EXERCISE REQUIREMENTS :: In your copy, leave out the pictures; write out all the data exactly.
--------------------------------------------------
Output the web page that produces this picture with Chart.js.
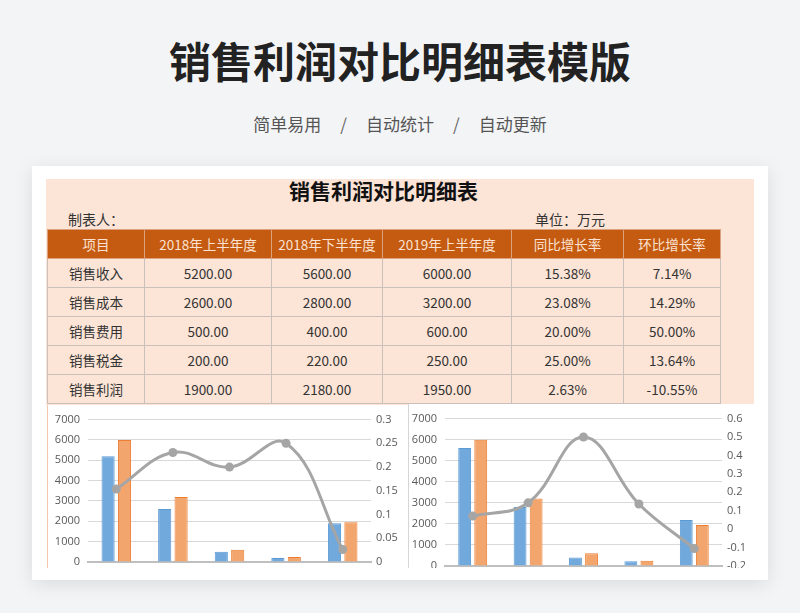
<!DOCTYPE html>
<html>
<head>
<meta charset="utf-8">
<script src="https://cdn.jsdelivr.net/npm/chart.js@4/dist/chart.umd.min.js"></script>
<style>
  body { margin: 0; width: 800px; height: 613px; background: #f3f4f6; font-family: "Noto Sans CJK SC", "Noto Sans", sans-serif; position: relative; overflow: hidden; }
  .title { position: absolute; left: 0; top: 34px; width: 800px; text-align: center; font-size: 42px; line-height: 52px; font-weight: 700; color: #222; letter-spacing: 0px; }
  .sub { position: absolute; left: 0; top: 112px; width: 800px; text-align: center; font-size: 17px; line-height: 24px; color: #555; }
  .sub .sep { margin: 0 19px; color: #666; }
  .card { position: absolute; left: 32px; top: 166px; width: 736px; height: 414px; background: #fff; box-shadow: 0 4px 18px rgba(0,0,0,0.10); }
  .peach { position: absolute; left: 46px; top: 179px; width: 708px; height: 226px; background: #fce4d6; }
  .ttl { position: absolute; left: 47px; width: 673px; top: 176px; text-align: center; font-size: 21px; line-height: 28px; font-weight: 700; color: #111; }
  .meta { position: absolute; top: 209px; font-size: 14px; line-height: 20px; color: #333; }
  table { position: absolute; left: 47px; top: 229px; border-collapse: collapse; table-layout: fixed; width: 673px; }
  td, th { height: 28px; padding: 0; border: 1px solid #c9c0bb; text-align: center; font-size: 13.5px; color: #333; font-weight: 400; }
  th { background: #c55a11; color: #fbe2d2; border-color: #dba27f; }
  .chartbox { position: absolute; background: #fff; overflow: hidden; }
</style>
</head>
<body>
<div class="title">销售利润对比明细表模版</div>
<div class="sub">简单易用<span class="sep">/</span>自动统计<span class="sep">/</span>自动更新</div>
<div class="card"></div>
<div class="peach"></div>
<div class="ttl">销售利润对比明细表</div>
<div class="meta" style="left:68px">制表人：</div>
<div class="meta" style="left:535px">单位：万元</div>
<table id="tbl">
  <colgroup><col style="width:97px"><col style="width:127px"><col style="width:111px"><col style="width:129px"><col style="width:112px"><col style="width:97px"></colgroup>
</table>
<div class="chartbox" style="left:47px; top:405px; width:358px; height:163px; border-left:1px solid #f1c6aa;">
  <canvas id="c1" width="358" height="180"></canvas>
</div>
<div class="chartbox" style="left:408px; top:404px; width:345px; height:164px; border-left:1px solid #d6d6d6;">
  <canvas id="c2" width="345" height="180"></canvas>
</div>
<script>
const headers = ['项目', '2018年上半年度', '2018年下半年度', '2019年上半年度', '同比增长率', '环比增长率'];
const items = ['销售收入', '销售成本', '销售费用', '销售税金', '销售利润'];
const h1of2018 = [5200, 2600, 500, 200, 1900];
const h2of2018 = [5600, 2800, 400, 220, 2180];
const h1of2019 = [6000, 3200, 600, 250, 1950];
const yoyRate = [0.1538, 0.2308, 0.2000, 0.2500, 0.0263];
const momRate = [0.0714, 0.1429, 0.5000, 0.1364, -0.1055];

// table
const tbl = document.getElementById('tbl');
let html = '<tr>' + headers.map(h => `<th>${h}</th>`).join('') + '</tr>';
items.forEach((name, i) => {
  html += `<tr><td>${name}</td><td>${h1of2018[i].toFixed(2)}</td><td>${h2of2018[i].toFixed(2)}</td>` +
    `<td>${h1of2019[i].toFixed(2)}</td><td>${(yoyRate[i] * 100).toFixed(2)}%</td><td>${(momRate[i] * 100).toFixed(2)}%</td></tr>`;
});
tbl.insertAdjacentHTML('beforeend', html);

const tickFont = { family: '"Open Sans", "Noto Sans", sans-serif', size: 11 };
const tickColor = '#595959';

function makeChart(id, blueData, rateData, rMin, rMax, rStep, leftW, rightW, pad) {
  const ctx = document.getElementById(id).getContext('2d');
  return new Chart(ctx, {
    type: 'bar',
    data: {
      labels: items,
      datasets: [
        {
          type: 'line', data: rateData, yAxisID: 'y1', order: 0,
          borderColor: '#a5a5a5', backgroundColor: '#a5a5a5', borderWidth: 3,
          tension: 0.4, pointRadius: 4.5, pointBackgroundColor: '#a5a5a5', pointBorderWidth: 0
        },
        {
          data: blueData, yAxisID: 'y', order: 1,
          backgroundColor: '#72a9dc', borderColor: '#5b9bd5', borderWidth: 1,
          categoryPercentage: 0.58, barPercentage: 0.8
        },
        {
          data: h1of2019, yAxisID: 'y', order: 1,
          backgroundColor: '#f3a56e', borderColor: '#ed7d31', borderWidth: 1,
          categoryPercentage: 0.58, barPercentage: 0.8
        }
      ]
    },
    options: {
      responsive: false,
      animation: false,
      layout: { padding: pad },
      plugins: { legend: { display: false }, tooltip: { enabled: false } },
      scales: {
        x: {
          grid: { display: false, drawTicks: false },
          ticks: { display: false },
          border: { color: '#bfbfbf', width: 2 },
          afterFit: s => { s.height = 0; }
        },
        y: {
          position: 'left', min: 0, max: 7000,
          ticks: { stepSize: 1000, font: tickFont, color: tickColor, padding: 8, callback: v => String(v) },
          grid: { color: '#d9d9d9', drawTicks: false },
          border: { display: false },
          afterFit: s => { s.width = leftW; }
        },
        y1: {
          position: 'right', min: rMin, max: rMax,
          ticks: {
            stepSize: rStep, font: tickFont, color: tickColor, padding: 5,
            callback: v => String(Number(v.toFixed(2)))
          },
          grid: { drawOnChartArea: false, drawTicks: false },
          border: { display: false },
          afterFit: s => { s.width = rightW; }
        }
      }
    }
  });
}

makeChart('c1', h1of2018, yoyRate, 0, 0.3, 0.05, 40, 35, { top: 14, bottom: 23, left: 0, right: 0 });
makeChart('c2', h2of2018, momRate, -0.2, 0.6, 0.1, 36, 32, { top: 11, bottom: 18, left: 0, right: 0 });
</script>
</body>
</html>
--------------------------------------------------
COMPLETED TASK ::
Output the web page that produces this picture with Chart.js.
<!DOCTYPE html>
<html>
<head>
<meta charset="utf-8">
<script src="https://cdn.jsdelivr.net/npm/chart.js@4/dist/chart.umd.min.js"></script>
<style>
  body { margin: 0; width: 800px; height: 613px; background: #f3f4f6; font-family: "Noto Sans CJK SC", "Noto Sans", sans-serif; position: relative; overflow: hidden; }
  .title { position: absolute; left: 0; top: 34px; width: 800px; text-align: center; font-size: 42px; line-height: 52px; font-weight: 700; color: #222; letter-spacing: 0px; }
  .sub { position: absolute; left: 0; top: 112px; width: 800px; text-align: center; font-size: 17px; line-height: 24px; color: #555; }
  .sub .sep { margin: 0 19px; color: #666; }
  .card { position: absolute; left: 32px; top: 166px; width: 736px; height: 414px; background: #fff; box-shadow: 0 4px 18px rgba(0,0,0,0.10); }
  .peach { position: absolute; left: 46px; top: 179px; width: 708px; height: 226px; background: #fce4d6; }
  .ttl { position: absolute; left: 47px; width: 673px; top: 176px; text-align: center; font-size: 21px; line-height: 28px; font-weight: 700; color: #111; }
  .meta { position: absolute; top: 209px; font-size: 14px; line-height: 20px; color: #333; }
  table { position: absolute; left: 47px; top: 229px; border-collapse: collapse; table-layout: fixed; width: 673px; }
  td, th { height: 28px; padding: 0; border: 1px solid #c9c0bb; text-align: center; font-size: 13.5px; color: #333; font-weight: 400; }
  th { background: #c55a11; color: #fbe2d2; border-color: #dba27f; }
  .chartbox { position: absolute; background: #fff; overflow: hidden; }
</style>
</head>
<body>
<div class="title">销售利润对比明细表模版</div>
<div class="sub">简单易用<span class="sep">/</span>自动统计<span class="sep">/</span>自动更新</div>
<div class="card"></div>
<div class="peach"></div>
<div class="ttl">销售利润对比明细表</div>
<div class="meta" style="left:68px">制表人：</div>
<div class="meta" style="left:535px">单位：万元</div>
<table id="tbl">
  <colgroup><col style="width:97px"><col style="width:127px"><col style="width:111px"><col style="width:129px"><col style="width:112px"><col style="width:97px"></colgroup>
</table>
<div class="chartbox" style="left:47px; top:405px; width:358px; height:163px; border-left:1px solid #f1c6aa;">
  <canvas id="c1" width="358" height="180"></canvas>
</div>
<div class="chartbox" style="left:408px; top:404px; width:345px; height:164px; border-left:1px solid #d6d6d6;">
  <canvas id="c2" width="345" height="180"></canvas>
</div>
<script>
const headers = ['项目', '2018年上半年度', '2018年下半年度', '2019年上半年度', '同比增长率', '环比增长率'];
const items = ['销售收入', '销售成本', '销售费用', '销售税金', '销售利润'];
const h1of2018 = [5200, 2600, 500, 200, 1900];
const h2of2018 = [5600, 2800, 400, 220, 2180];
const h1of2019 = [6000, 3200, 600, 250, 1950];
const yoyRate = [0.1538, 0.2308, 0.2000, 0.2500, 0.0263];
const momRate = [0.0714, 0.1429, 0.5000, 0.1364, -0.1055];

// table
const tbl = document.getElementById('tbl');
let html = '<tr>' + headers.map(h => `<th>${h}</th>`).join('') + '</tr>';
items.forEach((name, i) => {
  html += `<tr><td>${name}</td><td>${h1of2018[i].toFixed(2)}</td><td>${h2of2018[i].toFixed(2)}</td>` +
    `<td>${h1of2019[i].toFixed(2)}</td><td>${(yoyRate[i] * 100).toFixed(2)}%</td><td>${(momRate[i] * 100).toFixed(2)}%</td></tr>`;
});
tbl.insertAdjacentHTML('beforeend', html);

const tickFont = { family: '"Open Sans", "Noto Sans", sans-serif', size: 11 };
const tickColor = '#595959';

function makeChart(id, blueData, rateData, rMin, rMax, rStep, leftW, rightW, pad) {
  const ctx = document.getElementById(id).getContext('2d');
  return new Chart(ctx, {
    type: 'bar',
    data: {
      labels: items,
      datasets: [
        {
          type: 'line', data: rateData, yAxisID: 'y1', order: 0,
          borderColor: '#a5a5a5', backgroundColor: '#a5a5a5', borderWidth: 3,
          tension: 0.4, pointRadius: 4.5, pointBackgroundColor: '#a5a5a5', pointBorderWidth: 0
        },
        {
          data: blueData, yAxisID: 'y', order: 1,
          backgroundColor: '#72a9dc', borderColor: '#5b9bd5', borderWidth: 1,
          categoryPercentage: 0.58, barPercentage: 0.8
        },
        {
          data: h1of2019, yAxisID: 'y', order: 1,
          backgroundColor: '#f3a56e', borderColor: '#ed7d31', borderWidth: 1,
          categoryPercentage: 0.58, barPercentage: 0.8
        }
      ]
    },
    options: {
      responsive: false,
      animation: false,
      layout: { padding: pad },
      plugins: { legend: { display: false }, tooltip: { enabled: false } },
      scales: {
        x: {
          grid: { display: false, drawTicks: false },
          ticks: { display: false },
          border: { color: '#bfbfbf', width: 2 },
          afterFit: s => { s.height = 0; }
        },
        y: {
          position: 'left', min: 0, max: 7000,
          ticks: { stepSize: 1000, font: tickFont, color: tickColor, padding: 8, callback: v => String(v) },
          grid: { color: '#d9d9d9', drawTicks: false },
          border: { display: false },
          afterFit: s => { s.width = leftW; }
        },
        y1: {
          position: 'right', min: rMin, max: rMax,
          ticks: {
            stepSize: rStep, font: tickFont, color: tickColor, padding: 5,
            callback: v => String(Number(v.toFixed(2)))
          },
          grid: { drawOnChartArea: false, drawTicks: false },
          border: { display: false },
          afterFit: s => { s.width = rightW; }
        }
      }
    }
  });
}

makeChart('c1', h1of2018, yoyRate, 0, 0.3, 0.05, 40, 35, { top: 14, bottom: 23, left: 0, right: 0 });
makeChart('c2', h2of2018, momRate, -0.2, 0.6, 0.1, 36, 32, { top: 11, bottom: 18, left: 0, right: 0 });
</script>
</body>
</html>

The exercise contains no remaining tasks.